I don't see this pushed this to your 'testing' branch, but I applied
manually after resetting at 3f58e709c162
Trond Myklebust Feb. 25, 2022, 4 a.m. UTC | #3
On Thu, 2022-02-24 at 07:25 -0500, David Wysochanski wrote:
> On Wed, Feb 23, 2022 at 4:24 PM <trondmy@kernel.org> wrote:
> > 
> > From: Trond Myklebust <trond.myklebust@hammerspace.com>
> > 
> > The current NFS readdir code will always try to maximise the amount
> > of
> > readahead it performs on the assumption that we can cache anything
> > that
> > isn't immediately read by the process.
> > There are several cases where this assumption breaks down,
> > including
> > when the 'ls -l' heuristic kicks in to try to force use of
> > readdirplus
> > as a batch replacement for lookup/getattr.
> > 
> > This series also implement Ben's page cache filter to ensure that
> > we can
> > improve the ability to share cached data between processes that are
> > reading the same directory at the same time, and to avoid live-
> > locks
> > when the directory is simultaneously changing.
> > 
> > --
> > v2: Remove reset of dtsize when NFS_INO_FORCE_READDIR is set
> > v3: Avoid excessive window shrinking in uncached_readdir case
> > v4: Track 'ls -l' cache hit/miss statistics
> >     Improved algorithm for falling back to uncached readdir
> >     Skip readdirplus when files are being written to
> > v5: bugfixes
> >     Skip readdirplus when the acdirmax/acregmax values are low
> >     Request a full XDR buffer when doing READDIRPLUS
> > v6: Add tracing
> >     Don't have lookup request readdirplus when it won't help
> > v7: Implement Ben's page cache filter
> >     Reduce the use of uncached readdir
> >     Change indexing of the page cache to improve seekdir()
> > performance.
> > 
> > Trond Myklebust (21):
> >   NFS: constify nfs_server_capable() and nfs_have_writebacks()
> >   NFS: Trace lookup revalidation failure
> >   NFS: Use kzalloc() to avoid initialising the nfs_open_dir_context
> >   NFS: Calculate page offsets algorithmically
> >   NFS: Store the change attribute in the directory page cache
> >   NFS: If the cookie verifier changes, we must invalidate the page
> > cache
> >   NFS: Don't re-read the entire page cache to find the next cookie
> >   NFS: Adjust the amount of readahead performed by NFS readdir
> >   NFS: Simplify nfs_readdir_xdr_to_array()
> >   NFS: Reduce use of uncached readdir
> >   NFS: Improve heuristic for readdirplus
> >   NFS: Don't ask for readdirplus unless it can help nfs_getattr()

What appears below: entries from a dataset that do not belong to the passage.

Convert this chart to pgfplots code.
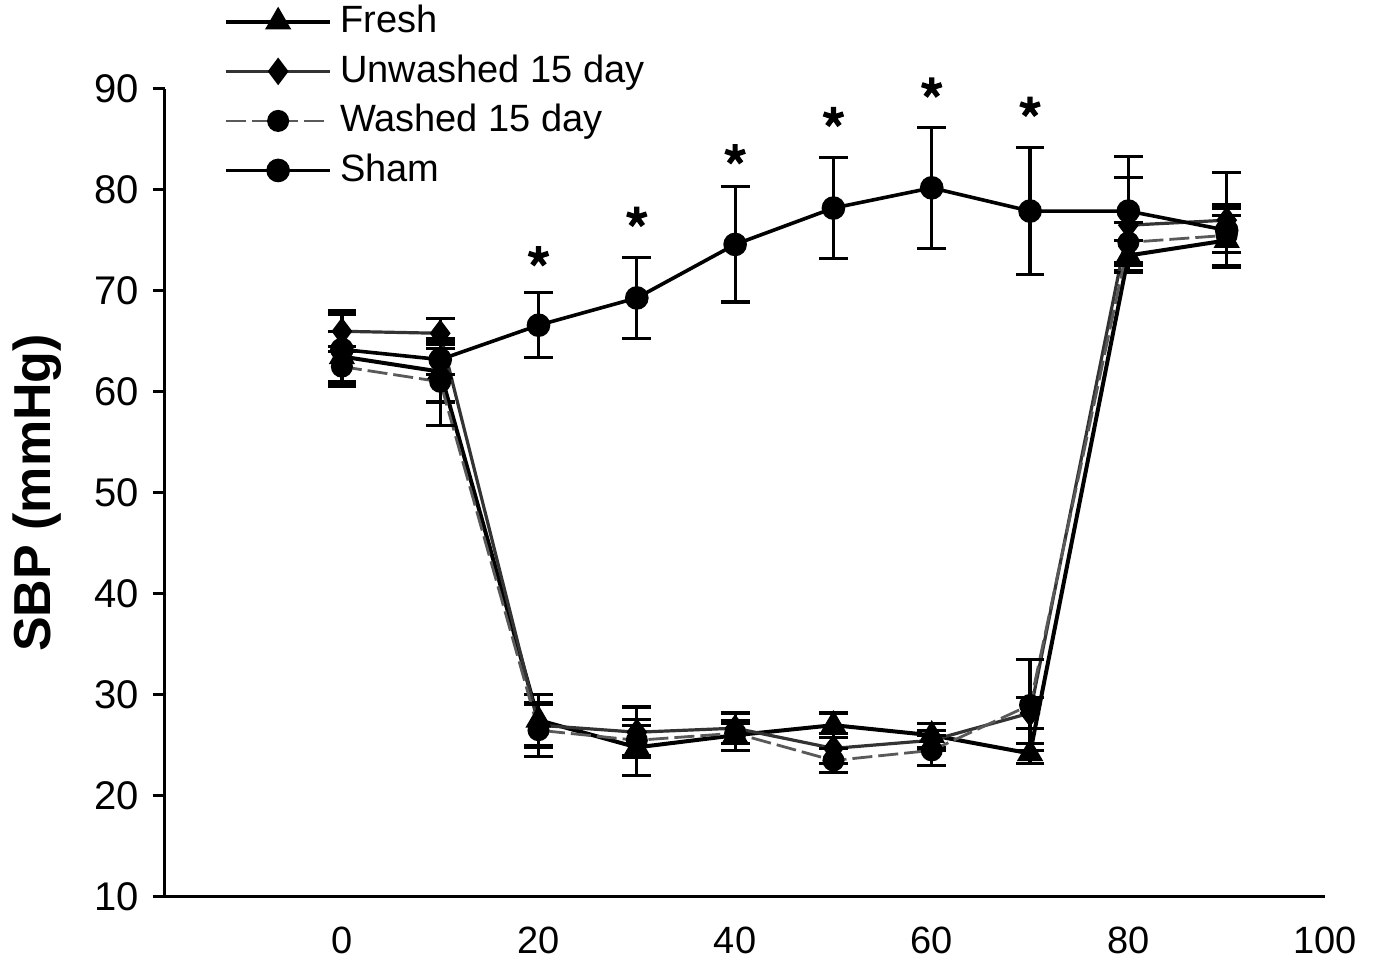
\documentclass[border=0pt]{standalone}
\usepackage{fontspec}
\setmainfont{Liberation Sans}
\usepackage{pgfplots}
\usepackage{pgfplotstable}
\pgfplotsset{compat=1.18}

\pgfplotstableread{
x y e
0 63.5 2.5
10 62.0 3.0
20 27.5 2.5
30 24.8 2.8
40 26.0 1.5
50 27.0 1.2
60 26.0 1.2
70 24.2 1.0
80 73.5 1.5
90 75.0 2.5
}\fresh

\pgfplotstableread{
x y e
0 66.0 2.0
10 65.8 1.5
20 27.0 2.2
30 26.3 2.5
40 26.7 1.5
50 24.7 1.5
60 25.5 1.0
70 28.2 1.5
80 76.5 4.7
90 77.0 4.7
}\unwashed

\pgfplotstableread{
x y e
0 62.5 2.0
10 61.0 4.3
20 26.5 2.6
30 25.5 1.5
40 26.2 1.0
50 23.5 1.2
60 24.5 1.5
70 29.0 4.5
80 74.8 2.0
90 75.5 3.0
}\washed

\pgfplotstableread{
x y e
0 64.2 3.5
10 63.2 1.5
20 66.6 3.2
30 69.3 4.0
40 74.6 5.7
50 78.2 5.0
60 80.2 6.0
70 77.9 6.3
80 77.9 5.4
90 76.0 2.2
}\sham

\begin{document}
\begin{tikzpicture}
\begin{axis}[
  scale only axis, width=290pt, height=202pt,
  xmin=-18, xmax=100, ymin=10, ymax=90,
  axis lines=left, axis line style={-, line width=0.75pt},
  xtick={0,20,...,100}, ytick={10,20,...,90},
  xtick style={draw=none},
  tick align=outside, major tick length=3pt,
  ytick style={line width=0.75pt, black},
  /pgf/number format/assume math mode=true,
  xticklabel style={font=\fontsize{9.5}{11}\selectfont, yshift=-1pt},
  yticklabel style={font=\fontsize{10}{12}\selectfont},
  ylabel={\textbf{SBP (mmHg)}},
  ylabel style={font=\fontsize{13}{15}\selectfont, at={(axis description cs:-0.11,0.5)}, anchor=center},
  clip=false,
  legend style={draw=none, fill=none, font=\fontsize{9.5}{11}\selectfont,
    at={(axis description cs:0.04,0.991)}, anchor=west, row sep=0pt},
  legend cell align=left,
  legend image code/.code={\draw[mark repeat=2,mark phase=2,#1] plot coordinates {(0pt,0pt) (13pt,0pt) (26pt,0pt)};},
  error bars/error bar style={line width=0.8pt, solid, black},
  error bars/error mark options={rotate=90, mark size=3.6pt, line width=0.8pt, black},
]
\addplot[black, line width=1pt, mark=triangle*, mark size=2.8pt,
  error bars/.cd, y dir=both, y explicit] table[x=x, y=y, y error=e] {\fresh};
\addlegendentry{Fresh}
\addplot[black!80, line width=0.8pt, mark=diamond*, mark size=2.8pt, mark options={black},
  error bars/.cd, y dir=both, y explicit] table[x=x, y=y, y error=e] {\unwashed};
\addlegendentry{Unwashed 15 day}
\addplot[black!65, line width=0.7pt, dash pattern=on 5pt off 1.5pt, mark=*, mark size=2.4pt, mark options={black, solid},
  error bars/.cd, y dir=both, y explicit] table[x=x, y=y, y error=e] {\washed};
\addlegendentry{Washed 15 day}
\addplot[black, line width=0.9pt, mark=*, mark size=2.5pt,
  error bars/.cd, y dir=both, y explicit] table[x=x, y=y, y error=e] {\sham};
\addlegendentry{Sham}
\addplot[only marks, black, mark=star, mark size=2.6pt, line width=1.3pt, forget plot]
  coordinates {(20,73.4) (30,77.3) (40,83.5) (50,87.2) (60,90.1) (70,88.2)};
\coordinate (bl) at (axis description cs:-0.1422,-0.078);
\coordinate (tr) at (axis description cs:1.044,1.110);
\end{axis}
\pgfresetboundingbox
\path (bl) rectangle (tr);
\end{tikzpicture}
\end{document}
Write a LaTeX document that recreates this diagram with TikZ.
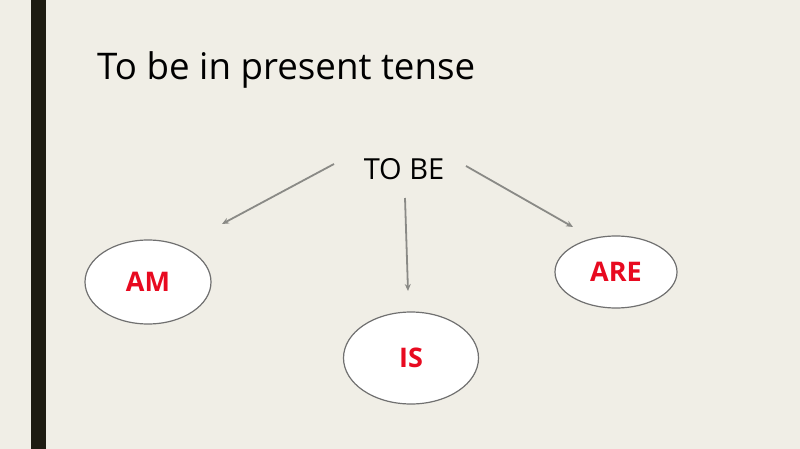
\documentclass[tikz,border=0pt]{standalone}
\usepackage{fontspec}
\setmainfont{Open Sans}
\usetikzlibrary{shapes.geometric,arrows.meta}
\definecolor{bg}{HTML}{F0EEE6}
\definecolor{bar}{HTML}{1E1C12}
\definecolor{lbl}{HTML}{E80A20}
\definecolor{arr}{HTML}{8A8A86}
\definecolor{ell}{HTML}{707070}
\tikzset{
  verb/.style={ellipse, draw=ell, line width=1.2pt, fill=white, inner sep=0pt,
    font=\fontsize{27}{30}\selectfont\bfseries, text=lbl},
  link/.style={draw=arr, line width=1.8pt, -{Stealth[length=7pt,width=6pt]}},
}
\begin{document}
\begin{tikzpicture}[x=1pt,y=-1pt]
\useasboundingbox (0,0) rectangle (800,449);
\fill[bg] (0,0) rectangle (800,449);
\fill[bar] (31,0) rectangle (46,449);
\node[anchor=base west, inner sep=0pt, font=\fontsize{36.7}{40}\selectfont] (title) at (97,80) {To be in present tense};
\node[inner sep=0pt, font=\fontsize{29}{32}\selectfont] (tobe) at (404,169) {TO BE};
\node[verb, minimum width=126pt, minimum height=84pt] (am) at (148,282) {AM};
\node[verb, minimum width=135pt, minimum height=92pt] (is) at (411,358) {IS};
\node[verb, minimum width=122pt, minimum height=72pt] (are) at (616,272) {ARE};
\coordinate (s1) at (334,164); \coordinate (e1) at (222,224);
\coordinate (s2) at (405,198); \coordinate (e2) at (408,291);
\coordinate (s3) at (466,166); \coordinate (e3) at (573,227);
\draw[link] (s1) -- (e1);
\draw[link] (s2) -- (e2);
\draw[link] (s3) -- (e3);
\end{tikzpicture}
\end{document}
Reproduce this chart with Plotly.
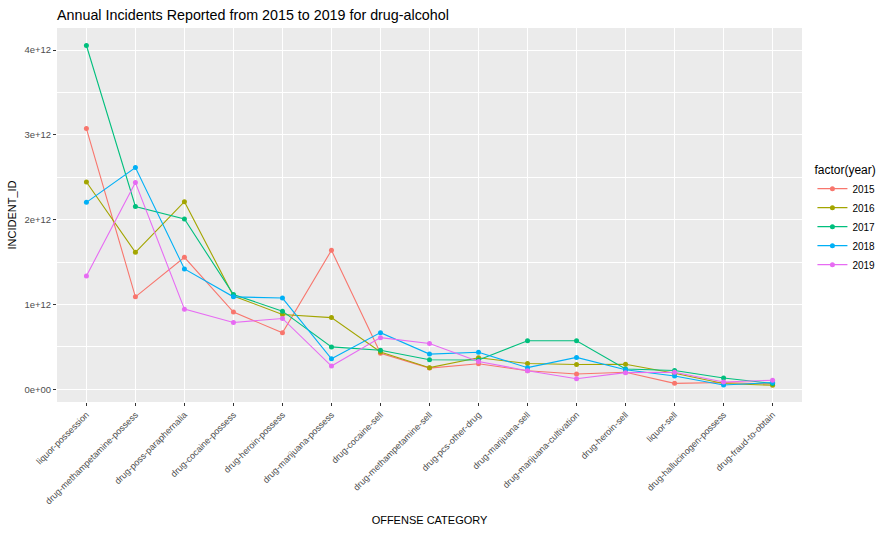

> >   NFSv4: Ask for a full XDR buffer of readdir goodness
> >   NFS: Readdirplus can't help lookup for case insensitive
> > filesystems
> >   NFS: Don't request readdirplus when revalidation was forced
> >   NFS: Add basic readdir tracing
> >   NFS: Trace effects of readdirplus on the dcache
> >   NFS: Trace effects of the readdirplus heuristic
> >   NFS: Convert readdir page cache to use a cookie based index
> >   NFS: Fix up forced readdirplus
> >   NFS: Remove unnecessary cache invalidations for directories
> > 
> >  fs/nfs/dir.c           | 450 ++++++++++++++++++++++++-------------
> > ----
> >  fs/nfs/inode.c         |  46 ++---
> >  fs/nfs/internal.h      |   4 +-
> >  fs/nfs/nfs3xdr.c       |   7 +-
> >  fs/nfs/nfs4proc.c      |   2 -
> >  fs/nfs/nfs4xdr.c       |   6 +-
> >  fs/nfs/nfstrace.h      | 122 ++++++++++-
> >  include/linux/nfs_fs.h |  19 +-
> >  8 files changed, 421 insertions(+), 235 deletions(-)
> > 
> > --
> > 2.35.1
> > 
> 
> Trond I have been following your work here with periodic tests though
> not fully following all the patches content.  As you know this is a
> tricky
> area and seems to be a hotspot area for customers that use NFS, with
> many scenarios that may go wrong.  Thanks for your work, which now
> includes even some tracepoints and Ben's page cache filler.
> 
> This patchset seems to be the best of all the ones so far.  My
> initial
> tests (listings when modifying as well as idle directories) indicate
> that the issue that Gonzalo reported on Jan 14th [1] looks to be
> fixed
> by this set, but I'll let him confirm.  I'll do some more testing and
> let you know if there's anything else I find.  If there're some
> scenarios (mount options, servers, etc) you need more testing on, let
> us know and we'll try to make that happen.
> 
> [1] [PATCH] NFS: limit block size reported for directories
> 

Thanks Dave! I very much appreciate your testing the patches. This is a
very complex area due to the interplay of readdir/readdirplus, the
dcache and the attribute cache, and so it is key to get as much
statistics as possible. Thanks again to you and Red Hat for
contributing to that effort.

Thanks also to Ben for his comments and reviews. His insights are key
to the progress we appear to be making.